Facebook's VP of Growth, Alex Schultz, once discussed with Mark Zuckerberg why they succeeded. The answer isn't that they are exceptionally smart or experienced, but rather that they work incredibly hard and execute effectively. Compared to execution, growth is optional. Everyone understands the reasoning; the difference lies in whether people can execute quickly.

Execution is challenging, and there are ten reasons why growth execution fails.

  1. Not starting with retention. Growth without retention is like a ring of fire in a wheat field; it will eventually burn out. Without retention, there is no Product-Market Fit (PMF). A sign of achieving PMF is that the retention curve in cohort analysis flattens out.

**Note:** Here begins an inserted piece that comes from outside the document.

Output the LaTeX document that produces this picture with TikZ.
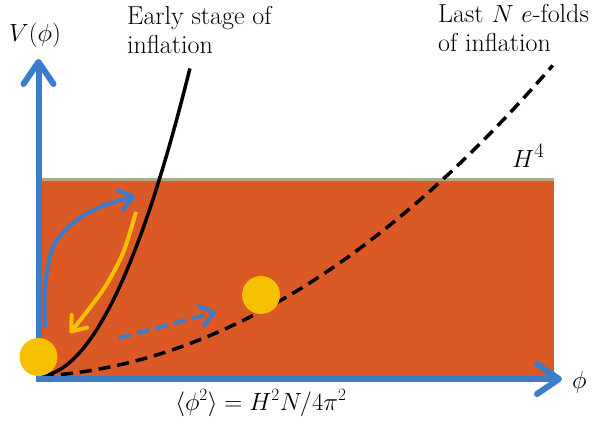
\documentclass[tikz,border=0pt]{standalone}
\usetikzlibrary{arrows.meta}
\definecolor{orng}{RGB}{218,89,36}
\definecolor{axblue}{RGB}{59,125,205}
\definecolor{ballyel}{RGB}{245,192,0}
\definecolor{grgreen}{RGB}{172,170,140}
\tikzset{
  axisline/.style={axblue, line width=6pt, -{Straight Barb[length=22pt,width=30pt,line cap=round,line join=round]}},
  bluearrow/.style={axblue, line width=4pt, -{Straight Barb[length=13pt,width=20pt,line cap=round,line join=round]}},
  yelarrow/.style={ballyel, line width=4pt, -{Straight Barb[length=13pt,width=20pt,line cap=round,line join=round]}},
  potential/.style={black, line width=3.5pt},
  ball/.style={circle, fill=ballyel, minimum size=38pt, inner sep=0pt},
  lbl/.style={inner sep=0pt, font=\fontsize{26}{32}\selectfont},
  mlbl/.style={inner sep=0pt, font=\fontsize{29}{34}\selectfont},
  flbl/.style={inner sep=0pt, font=\fontsize{26}{32}\selectfont},
}
\begin{document}
\begin{tikzpicture}[x=1pt,y=-1pt]
\useasboundingbox (0,0) rectangle (596,423);
% H^4 region
\fill[orng] (41,180) rectangle (554,379);
\draw[grgreen, line width=3pt] (41,179.5) -- (554,179.5);
% potentials
\draw[potential] plot[domain=0:1, samples=60, smooth] ({42+148*\x},{376-308*(0.06*\x+0.94*\x*\x)});
\draw[potential, dash pattern=on 12pt off 7pt] plot[domain=0:1, samples=80, smooth] ({42+511*\x},{376-311*(0.1*\x+0.9*\x*\x)});
% axes
\draw[axisline] (38.5,382) -- (38.5,59);
\draw[axisline] (35.5,379) -- (562,379);
% balls
\node[ball] (b1) at (38.5,357) {};
\node[ball] (b2) at (261,295) {};
% motion arrows
\draw[bluearrow] plot[smooth] coordinates {(45,327) (45,287) (53,247) (73,223) (100,207) (135,196)};
\draw[yelarrow] plot[smooth] coordinates {(136,212) (123,253) (103,290) (70,333)};
\draw[bluearrow, dash pattern=on 12pt off 7pt] (119,338) -- (216,312);
% labels
\node[mlbl, anchor=base west] (vl) at (9,41) {$V(\phi)$};
\node[lbl, anchor=base west] (e1) at (127,24) {Early stage of};
\node[lbl, anchor=base west] (e2) at (127,53) {inflation};
\node[lbl, anchor=base west] (l1) at (438,22) {Last $N$ $e$-folds};
\node[lbl, anchor=base west] (l2) at (438,51) {of inflation};
\node[mlbl, anchor=base west] (h4) at (512,167) {$H^4$};
\node[mlbl, anchor=base west] (ph) at (572,388) {$\phi$};
\node[flbl, anchor=base] (fm) at (261,410) {$\langle\phi^2\rangle = H^2N/4\pi^2$};
\end{tikzpicture}
\end{document}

  2. Believing the product is everything. Based on this misconception, people tend to mistakenly focus on "doing more" with the product rather than "doing better" with the existing product. Growth is a process of "doing better." Builders love to create new things, but as a leader, you need to ensure they are at least partially accountable for the results.

  3. Looking for a silver bullet. Great products are polished through time and effort spent on details, not conjured up like magic. Good ideas are a byproduct of having many ideas; you can't control the outcome of finding good ideas, but you can create a process that allows more good ideas to emerge.

  4. Lack of focus. It's about cutting down one at a time, not chopping at everything in sight. How do you break through the threshold effect here? Remember two points: 1) Most companies' primary scale comes from a single channel, and 2) There are only a few methods to scale; choose one.

  5. Insufficient data and analysis. The challenge here is that it's hard to quantify the output of data analysis, so you must firmly believe that this is very valuable, as it enables you to make the right choices.

  6. Not enough experimentation, far from it. HubSpot ran thousands of experiments in just six months.

  7. Not asking why. When an experiment ends poorly, they just move on to the next one without asking why.

  8. Not doubling down on successes. If you find a channel that works exceptionally well and hasn't been fully utilized, continue to invest in it. Zynga discovered that a virtual gift in one game was highly profitable and that viral marketing worked exceptionally well, so they immediately added this feature to all their games.

  9. Insufficient resource allocation. Growth requires dedicated teams to focus on it.

  10. Unable to embrace change. A company's growth typically goes through three stages: Traction, Transition, Growth. The reasons for success in one stage won't necessarily help you succeed in the next stage.